→ To be done
Print exactly, please, the lines from the top of the entries below up to and including the line with "import * as echarts from 'echarts';", and nothing else; pictures are excluded.

[Code that draws figures]
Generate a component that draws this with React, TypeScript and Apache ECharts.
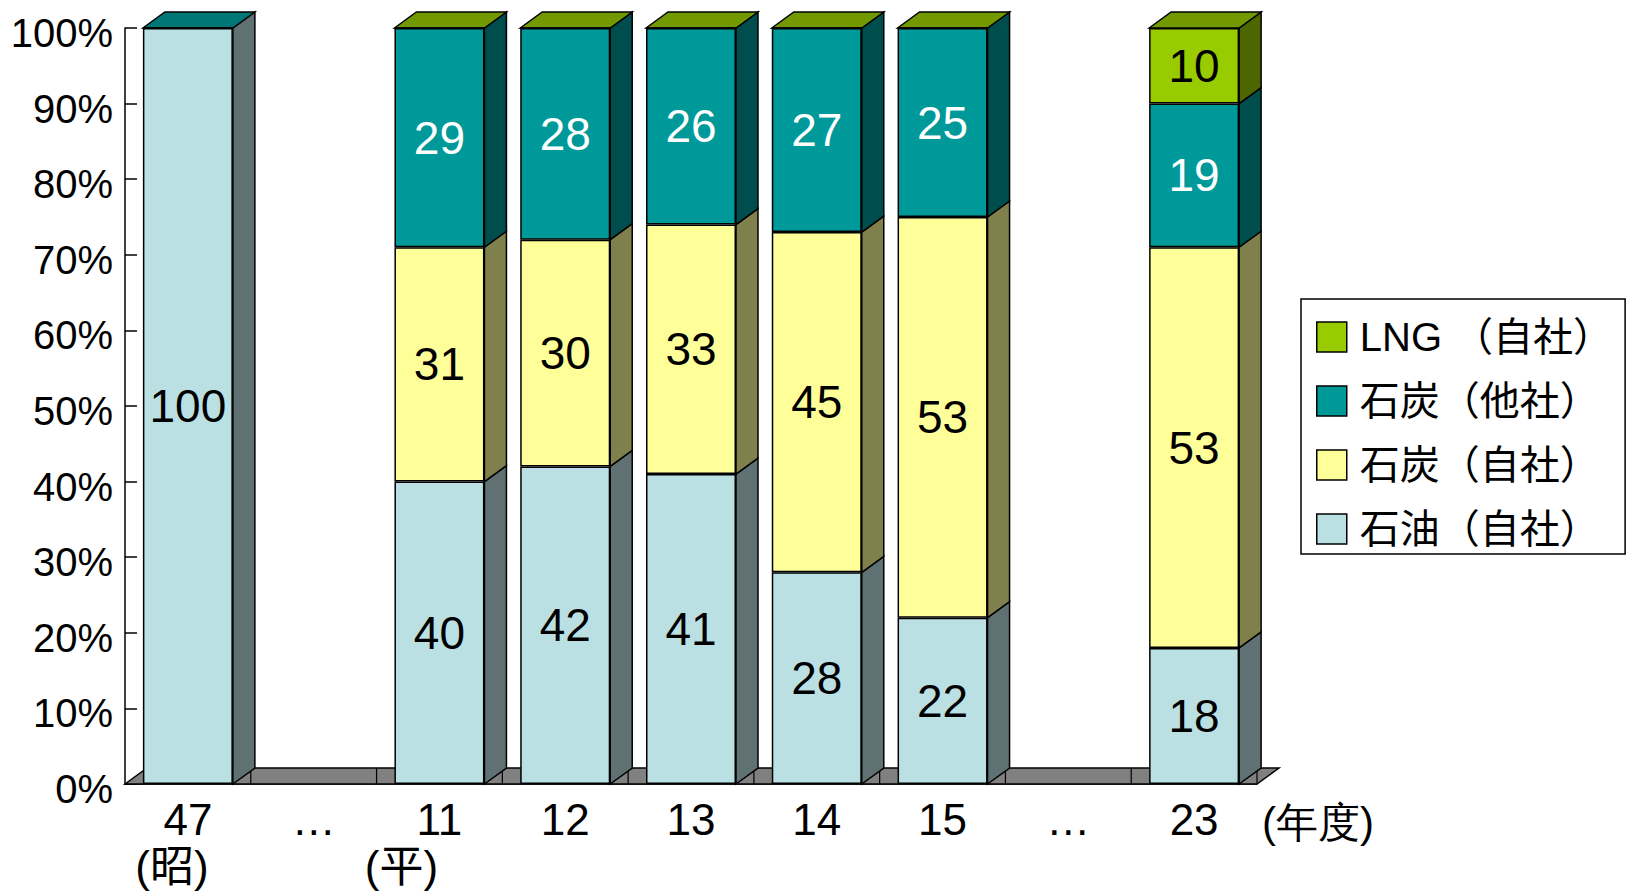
import React, { useEffect, useRef } from 'react';
import * as echarts from 'echarts';

// ---- data ----
const categories = ['47', '…', '11', '12', '13', '14', '15', '…', '23'];
const eraLabels = ['(昭)', '', '(平)', '', '', '', '', '', ''];
const unitLabel = '(年度)';
const seriesNames = ['石油（自社）', '石炭（自社）', '石炭（他社）', 'LNG （自社）'];
const oilSelf = [100, null, 40, 42, 41, 28, 22, null, 18];
const coalSelf = [0, null, 31, 30, 33, 45, 53, null, 53];
const coalOther = [0, null, 29, 28, 26, 27, 25, null, 19];
const lngSelf = [null, null, 0, 0, 0, 0, 0, null, 10];
const legendOrder = ['LNG （自社）', '石炭（他社）', '石炭（自社）', '石油（自社）'];

// ---- styles ----
const FONT = '"Liberation Sans", Arial, "Noto Sans CJK JP", sans-serif';
const frontColors = ['#BBE0E3', '#FFFF99', '#009999', '#99CC00'];
const sideColors = ['#5F7173', '#80804D', '#004D4D', '#4D6600'];
const topColors = ['#8DA9AB', '#BFBF73', '#007777', '#739900'];
const labelColors = ['#000', '#000', '#fff', '#000'];
const BAR_W = 90;
const DX = 22;
const DY = 16;
const EDGE = { stroke: '#000', lineWidth: 1.5 };

const allSeries = [oilSelf, coalSelf, coalOther, lngSelf];

export default function App() {
  const ref = useRef<HTMLDivElement>(null);
  useEffect(() => {
    if (!ref.current) return;
    const chart = echarts.init(ref.current, undefined, { renderer: 'svg' });

    const rich: any = {};
    eraLabels.forEach((e, i) => {
      if (e) rich['e' + i] = { fontSize: 44, lineHeight: 47, fontFamily: FONT, color: '#000', padding: [0, i === 0 ? 32 : 76, 0, 0] };
    });

    const barSeries = allSeries.map((arr, s) => ({
      name: seriesNames[s],
      type: 'bar',
      stack: 'total',
      barWidth: BAR_W,
      z: 3,
      data: arr,
      itemStyle: { color: frontColors[s], borderColor: '#000', borderWidth: 1.5 },
      label: {
        show: true,
        position: 'inside',
        fontSize: 46,
        fontFamily: FONT,
        color: labelColors[s],
        formatter: (p: any) => (p.value > 0 ? String(p.value) : ''),
      },
    }));

    const option: any = {
      animation: false,
      textStyle: { fontFamily: FONT },
      grid: { left: 125, right: 371, top: 28, bottom: 107, containLabel: false },
      legend: {
        data: legendOrder,
        orient: 'vertical',
        left: 1301,
        top: 299,
        itemWidth: 30,
        itemHeight: 30,
        itemGap: 24,
        padding: [18, 12, 5, 15],
        backgroundColor: '#fff',
        borderColor: '#000',
        borderWidth: 1.5,
        icon: 'rect',
        selectedMode: false,
        itemStyle: { borderColor: '#000', borderWidth: 1.5 },
        textStyle: { fontSize: 40, color: '#000', fontFamily: FONT, padding: [0, 0, 0, 8] },
      },
      xAxis: {
        type: 'category',
        data: categories,
        axisLine: { show: true, lineStyle: { color: '#000', width: 1.5 } },
        axisTick: { show: false },
        axisLabel: {
          interval: 0,
          margin: 12,
          fontSize: 44,
          lineHeight: 47,
          color: '#000',
          fontFamily: FONT,
          formatter: (v: string, i: number) => (eraLabels[i] ? `${v}\n{e${i}|${eraLabels[i]}}` : v),
          rich,
        },
      },
      yAxis: {
        type: 'value',
        min: 0,
        max: 100,
        interval: 10,
        splitLine: { show: false },
        axisLine: { show: true, lineStyle: { color: '#000', width: 1.5 } },
        axisTick: { show: true, inside: true, length: 12, lineStyle: { color: '#000', width: 1.5 } },
        axisLabel: {
          formatter: '{value}%',
          fontSize: 40,
          color: '#000',
          margin: 12,
          verticalAlign: 'top',
          lineHeight: 10,
          fontFamily: FONT,
        },
      },
      graphic: [
        {
          type: 'text',
          left: 1262,
          top: 801,
          style: { text: unitLabel, fontSize: 42, fill: '#000', font: `42px ${FONT}` },
        },
      ],
      series: [
        {
          name: 'floor',
          type: 'custom',
          z: 1,
          clip: false,
          data: [[0, 0]],
          encode: { x: 0, y: 1 },
          renderItem: (params: any, api: any) => {
            const bw = api.size([1, 0])[0];
            const p0 = api.coord([0, 0]);
            const x0 = p0[0] - bw / 2;
            const y0 = p0[1];
            const x1 = api.coord([categories.length - 1, 0])[0] + bw / 2;
            const children: any[] = [
              {
                type: 'polygon',
                shape: { points: [[x0, y0], [x0 + DX, y0 - DY], [x1 + DX, y0 - DY], [x1, y0]] },
                style: { fill: '#808080', ...EDGE },
              },
            ];
            for (let k = 1; k <= categories.length; k++) {
              const xk = x0 + k * bw;
              children.push({ type: 'line', shape: { x1: xk, y1: y0 - DY, x2: xk, y2: y0 }, style: { stroke: '#000', lineWidth: 1.2 } });
            }
            return { type: 'group', children };
          },
        },
        {
          name: 'depth',
          type: 'custom',
          z: 2,
          clip: false,
          data: categories.map((_, i) => [i, 0]),
          encode: { x: 0, y: 1 },
          renderItem: (params: any, api: any) => {
            const i = api.value(0);
            const cx = api.coord([i, 0])[0];
            const x0 = cx - BAR_W / 2;
            const x1 = cx + BAR_W / 2;
            const children: any[] = [];
            let base = 0;
            let topIdx = -1;
            allSeries.forEach((arr, s) => {
              const v = arr[i];
              if (v == null) return;
              topIdx = s;
              if (v > 0) {
                const yb = api.coord([i, base])[1];
                const yt = api.coord([i, base + v])[1];
                children.push({
                  type: 'polygon',
                  shape: { points: [[x1, yb], [x1 + DX, yb - DY], [x1 + DX, yt - DY], [x1, yt]] },
                  style: { fill: sideColors[s], ...EDGE },
                });
                base += v;
              }
            });
            if (topIdx >= 0) {
              const yt = api.coord([i, base])[1];
              children.push({
                type: 'polygon',
                shape: { points: [[x0, yt], [x0 + DX, yt - DY], [x1 + DX, yt - DY], [x1, yt]] },
                style: { fill: topColors[topIdx], ...EDGE },
              });
            }
            return { type: 'group', children };
          },
        },
        ...barSeries,
      ],
    };
    chart.setOption(option);
    return () => chart.dispose();
  }, []);
  return <div ref={ref} style={{ position: 'absolute', left: 0, top: 0, width: 1628, height: 891 }} />;
}
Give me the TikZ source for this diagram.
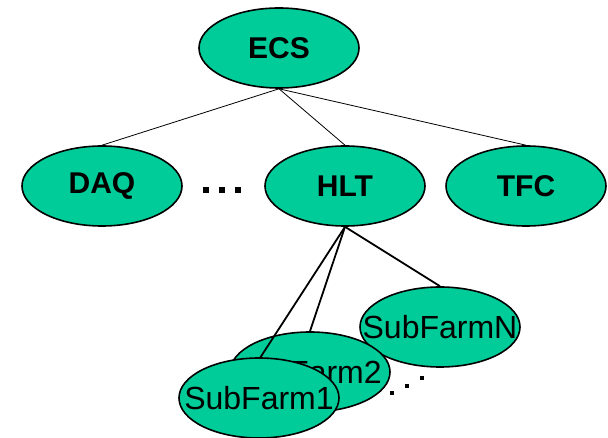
\documentclass[tikz,border=0pt]{standalone}
\usepackage{fontspec}
\setmainfont{Liberation Sans}
\usetikzlibrary{shapes.geometric}
\definecolor{unitgreen}{RGB}{0,204,153}
% label of fixed-size ellipse: zero-width box so the shape keeps its size
\newcommand{\unitlabel}[1]{\makebox[0pt]{#1}}
\begin{document}
\begin{tikzpicture}[x=1pt,y=-1pt,
  unit/.style={ellipse,draw=black,line width=1.6pt,fill=unitgreen,
    inner sep=0pt,minimum width=160pt,minimum height=80pt},
  topunit/.style={unit,font=\fontsize{30}{30}\selectfont\bfseries},
  farm/.style={unit,font=\fontsize{32}{32}\selectfont},
  thinlink/.style={line width=0.8pt},
  thicklink/.style={line width=1.8pt},
  dot/.style={fill=black}]
\useasboundingbox (0,0) rectangle (608,438);
% experiment control system and its subsystems
\node[topunit] (ecs) at (279,48) {\unitlabel{ECS}};
\node[topunit] (daq) at (102,186) {\unitlabel{DAQ}};
\node[topunit] (hlt) at (345,186) {\unitlabel{HLT}};
\node[topunit] (tfc) at (526,186) {\unitlabel{TFC}};
\draw[thinlink] (ecs.south) -- (daq.north);
\draw[thinlink] (ecs.south) -- (hlt.north);
\draw[thinlink] (ecs.south) -- (tfc.north);
% dots between DAQ and HLT
\foreach \x in {206,222,238} \fill[dot] (\x-2.6,187.4) rectangle (\x+2.6,192.6);
% sub-farms of the high level trigger
\node[farm] (sfN) at (440,327) {\unitlabel{SubFarmN}};
\node[farm] (sf2) at (310,372) {\unitlabel{\hspace{-6pt}\raisebox{-5pt}{SubFarm2}}};
\draw[thicklink] (hlt.south) -- (sfN.north);
\draw[thicklink] (hlt.south) -- (sf2.north);
\draw[thicklink] (hlt.south) -- (260,358) coordinate (sf1top);
\node[farm] (sf1) at (259,398) {\unitlabel{SubFarm1}};
% continuation dots
\foreach \x/\y in {392/393,407/386,422/378} \fill[dot] (\x-2.2,\y-2.2) rectangle (\x+2.2,\y+2.2);
\end{tikzpicture}
\end{document}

→ Worked answer
Generate a component that draws this with React, TypeScript and Apache ECharts.
import React, { useEffect, useRef } from 'react';
import * as echarts from 'echarts';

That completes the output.